PLYMOUTH – Residents of both Bourne and Plymouth gathered in Town Hall Wednesday night to ask the Board of Health for help in their fight against the three Future Generation Wind turbines along Route 25.
A handful of members of the Buzzards Bay Citizens Action Committee and their neighbors in Plymouth argued that the town’s lack of related health bylaws made it possible for the turbines to be built. Since the turbines started spinning in June, neighbors say they have disrupted their sleep patterns and caused stress.
When Ian Davies, the chairman of the committee, had students from the Massachusetts Maritime Academy help with yard work at his home near the turbines across Buttermilk Bay, they commented that it was like being at Logan Airport, he said.
“The fact that Plymouth doesn’t have them (bylaws), it’s mind boggling,” said Lawrence McGrath, a Plymouth attorney who lives near the turbines located on the Mann cranberry bog.

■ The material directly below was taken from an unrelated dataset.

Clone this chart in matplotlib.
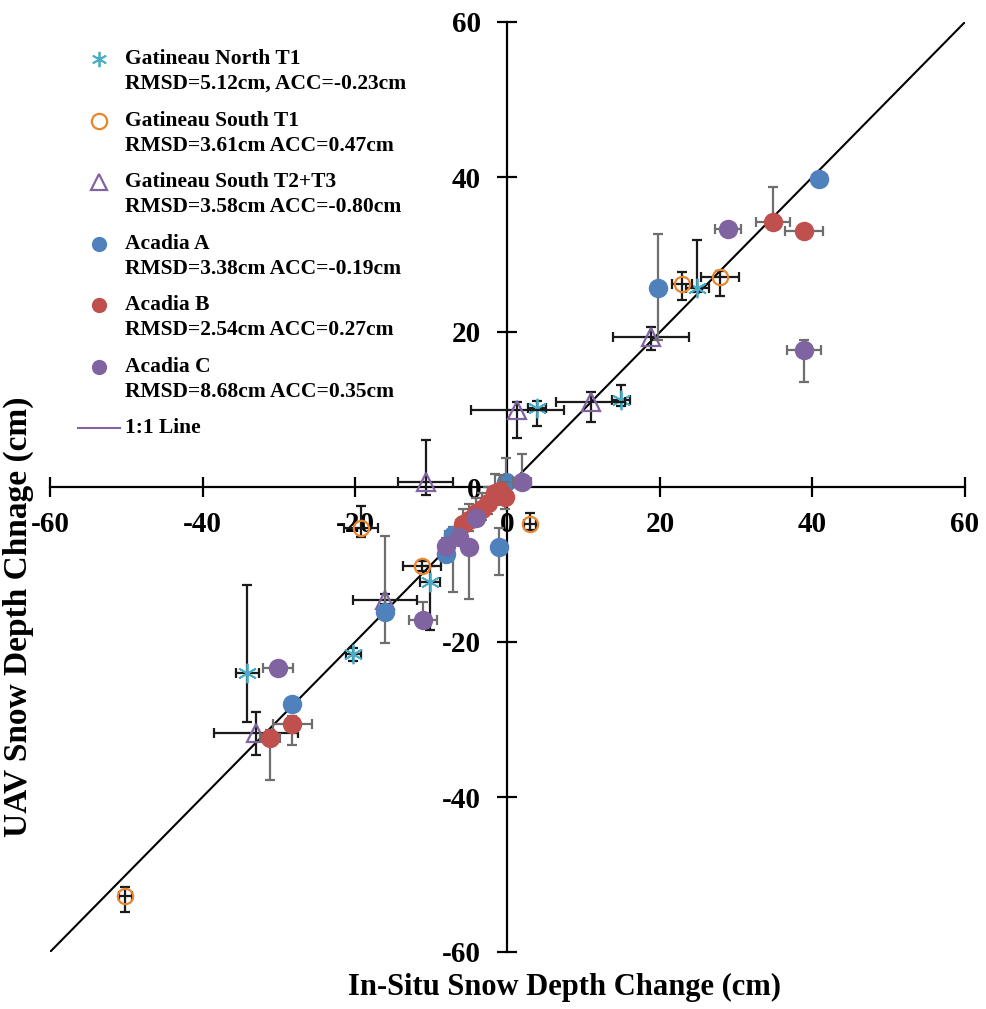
import matplotlib
matplotlib.use("Agg")
import matplotlib.pyplot as plt
from matplotlib.lines import Line2D

plt.rcParams['font.family'] = ['Liberation Serif', 'DejaVu Serif']
plt.rcParams['font.weight'] = 'bold'

# ---- data (cm) ----
gn_x = [24.9, 14.9, 3.85, -10.2, -20.2, -34.1]
gn_y = [25.7, 11.2, 10.15, -12.2, -21.6, -24.0]
gn_xerr = [1.5, 1.2, 1.2, 1.3, 1.0, 1.5]
gn_ylo = [0.5, 0.8, 2.3, 6.3, 0.8, 6.3]
gn_yhi = [6.2, 2.0, 0.9, 2.0, 0.8, 11.4]

gs_x = [27.9, 22.9, 2.9, -11.2, -19.2, -50.1]
gs_y = [27.1, 26.2, -4.8, -10.2, -5.3, -52.8]
gs_xerr = [2.5, 1.3, 0.8, 2.5, 2.2, 0.8]
gs_ylo = [2.5, 2.1, 0.7, 0.7, 1.1, 2.0]
gs_yhi = [0.8, 1.6, 1.4, 0.7, 2.8, 1.2]

gt_x = [18.8, 10.9, 1.3, -10.7, -16.1, -33.0]
gt_y = [19.4, 11.0, 9.9, 0.7, -14.6, -31.8]
gt_xerr = [5.0, 4.5, 6.1, 3.6, 4.2, 5.5]
gt_ylo = [1.7, 2.6, 3.6, 1.7, 0.5, 2.8]
gt_yhi = [1.3, 1.3, 1.1, 5.4, 0.8, 2.8]

aa_x = [40.9, 19.8, -0.2, -1.1, -7.2, -8.0, -16.1, -28.2]
aa_y = [39.8, 25.7, 0.7, -7.8, -6.2, -8.6, -16.1, -28.0]
aa_xerr = [1.0, 0.5, 0.8, 0.8, 1.0, 1.0, 0.8, 0.8]
aa_ylo = [0.5, 6.7, 1.5, 3.6, 7.3, 1.0, 4.0, 0.5]
aa_yhi = [0.5, 6.9, 3.0, 2.5, 1.0, 1.0, 9.8, 0.5]

ab_x = [34.8, 38.9, -28.2, -31.2, -0.3, -1.0, -1.6, -2.6, -3.4, -4.1, -5.0, -5.9]
ab_y = [34.2, 33.0, -30.6, -32.4, -1.3, -0.5, -0.8, -2.0, -2.8, -3.4, -4.2, -4.8]
ab_xerr = [2.2, 2.5, 2.5, 1.3, 0.6, 0.6, 1.0, 0.8, 0.8, 0.8, 0.8, 0.8]
ab_ylo = [0.5, 0.5, 2.7, 5.4, 1.5, 1.5, 1.5, 1.5, 1.5, 1.5, 1.5, 1.5]
ab_yhi = [4.5, 0.5, 1.0, 1.0, 2.0, 2.0, 2.5, 2.0, 2.0, 2.0, 2.0, 2.0]

ac_x = [28.9, 38.9, -30.1, -11.1, 1.9, -4.1, -6.3, -8.1, -5.1]
ac_y = [33.3, 17.7, -23.4, -17.2, 0.6, -4.0, -6.4, -7.6, -7.8]
ac_xerr = [1.7, 2.2, 2.0, 1.8, 1.2, 0.8, 0.8, 0.8, 0.8]
ac_ylo = [0.5, 4.2, 0.3, 0.5, 0.5, 1.0, 1.0, 1.0, 6.6]
ac_yhi = [0.5, 1.3, 0.3, 2.4, 3.7, 1.0, 1.0, 1.0, 1.0]

labels = ["Gatineau North T1\nRMSD=5.12cm, ACC=-0.23cm",
          "Gatineau South T1\nRMSD=3.61cm ACC=0.47cm",
          "Gatineau South T2+T3\nRMSD=3.58cm ACC=-0.80cm",
          "Acadia A\nRMSD=3.38cm ACC=-0.19cm",
          "Acadia B\nRMSD=2.54cm ACC=0.27cm",
          "Acadia C\nRMSD=8.68cm ACC=0.35cm",
          "1:1 Line"]

ticks = [-60, -40, -20, 0, 20, 40, 60]

C_CYAN = '#4BACC6'
C_ORANGE = '#E8862E'
C_PURPLE = '#8064A2'
C_BLUE = '#4F81BD'
C_RED = '#C0504D'
E_DARK = '#1a1a1a'
E_GREY = '#6e6e6e'

W, H = 986, 1009
fig = plt.figure(figsize=(W / 100, H / 100), dpi=100)
ax = fig.add_axes([50 / W, 57 / H, 915 / W, 930 / H])

ax.set_xlim(-60, 60)
ax.set_ylim(-60, 60)

# 1:1 reference line
ax.plot([-60, 60], [-60, 60], color='black', lw=1.5, zorder=2)

# (x, y, xerr, yerr low, yerr high, marker style, legend marker size, error colour)
series = [
    (gn_x, gn_y, gn_xerr, gn_ylo, gn_yhi,
     dict(marker=(6, 2, 0), ms=14, mec=C_CYAN, mfc=C_CYAN, mew=1.3), 11, E_DARK),
    (gs_x, gs_y, gs_xerr, gs_ylo, gs_yhi,
     dict(marker='o', ms=11, mec=C_ORANGE, mfc='none', mew=1.6), 11, E_DARK),
    (gt_x, gt_y, gt_xerr, gt_ylo, gt_yhi,
     dict(marker='^', ms=13, mec=C_PURPLE, mfc='none', mew=1.6), 11, E_DARK),
    (aa_x, aa_y, aa_xerr, aa_ylo, aa_yhi,
     dict(marker='o', ms=14, mec=C_BLUE, mfc=C_BLUE, mew=0), 11, E_GREY),
    (ab_x, ab_y, ab_xerr, ab_ylo, ab_yhi,
     dict(marker='o', ms=14, mec=C_RED, mfc=C_RED, mew=0), 11, E_GREY),
    (ac_x, ac_y, ac_xerr, ac_ylo, ac_yhi,
     dict(marker='o', ms=14, mec=C_PURPLE, mfc=C_PURPLE, mew=0), 11, E_GREY),
]

z = 3
for xs, ys, xe, ylo, yhi, mk, _, ecol in series:
    ax.errorbar(xs, ys, xerr=xe, yerr=[ylo, yhi], fmt='none', ecolor=ecol,
                elinewidth=1.6, capsize=3.5, capthick=1.6, zorder=z)
    ax.plot(xs, ys, linestyle='none', zorder=z + 0.5, **mk)
    z += 1

# axes crossing at the origin
for side in ['top', 'right']:
    ax.spines[side].set_visible(False)
ax.spines['left'].set_position(('data', 0))
ax.spines['bottom'].set_position(('data', 0))
for side in ['left', 'bottom']:
    ax.spines[side].set_linewidth(1.6)
    ax.spines[side].set_zorder(1)
ax.set_xticks(ticks)
ax.set_yticks(ticks)
ax.set_xticklabels([str(t) for t in ticks])
ax.set_yticklabels([str(t) for t in ticks])
ax.tick_params(axis='both', direction='inout', length=14, width=1.6,
               labelsize=21)
ax.tick_params(axis='x', pad=10)
ax.tick_params(axis='y', pad=12)
for lab in ax.get_xticklabels() + ax.get_yticklabels():
    lab.set_fontweight('bold')

# axis titles
fig.text(565 / W, 1 - 987 / H, "In-Situ Snow Depth Change (cm)",
         ha='center', va='center', fontsize=22, fontweight='bold')
fig.text(18 / W, 1 - 617 / H, "UAV Snow Depth Chnage (cm)", rotation=90,
         ha='center', va='center', fontsize=24, fontweight='bold')

# legend
row_y = [59, 121, 182, 244, 305, 367]
for (xs, ys, xe, ylo, yhi, mk, lms, ecol), ry, lab in zip(series, row_y, labels):
    style = dict(mk)
    style['ms'] = lms
    fig.add_artist(Line2D([99 / W], [1 - ry / H], linestyle='none',
                          transform=fig.transFigure, **style))
    first, second = lab.split('\n')
    fig.text(125 / W, 1 - ry / H, first, ha='left', va='center',
             fontsize=15.5, fontweight='bold')
    fig.text(125 / W, 1 - (ry + 25) / H, second, ha='left', va='center',
             fontsize=15.5, fontweight='bold')
fig.add_artist(Line2D([78 / W, 120 / W], [1 - 428 / H, 1 - 428 / H],
                      color=C_PURPLE, lw=1.5, transform=fig.transFigure))
fig.text(125 / W, 1 - 428 / H, labels[-1], ha='left', va='center',
         fontsize=15.5, fontweight='bold')

fig.savefig('out.png', dpi=100)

The turbines could not have been built in Bourne without a variance, but the developers wisely chose to locate them on the bog just over the town line in Plymouth, he said.
The town of Bourne filed a lawsuit against Future Generation Wind, arguing that because the turbines are on a lot that is partially in Bourne, they should be subject to the town’s bylaws. A Barnstable Superior Court judge dismissed the case, saying that since they are all located in Plymouth, Bourne officials have no say. But the judge left it open for the town to seek additional action.
“Nevertheless, a Board of Health has broad powers to regulate and prevent nuisances that affect the public health,” Judge Gary Nickerson wrote in his decision this spring. “It remains to be seen as to whether the operation of the wind turbines will constitute a nuisance which affects the health of inhabitants of Bourne, and, if so, whether the Board takes lawful action thereon.”
Plymouth Board of Health member Richard Manfredi suggested that the residents go to the building department, because Plymouth has zoning regulations for turbines.
The board, which had dwindled to only two members after lengthy hearings on horses and poultry, accepted models of other town’s turbine bylaws from McGrath to study. There are five members on the board; three members are required for a quorum.
“We’ll do whatever we can for you,” Manfredi said. “Things like this take time.”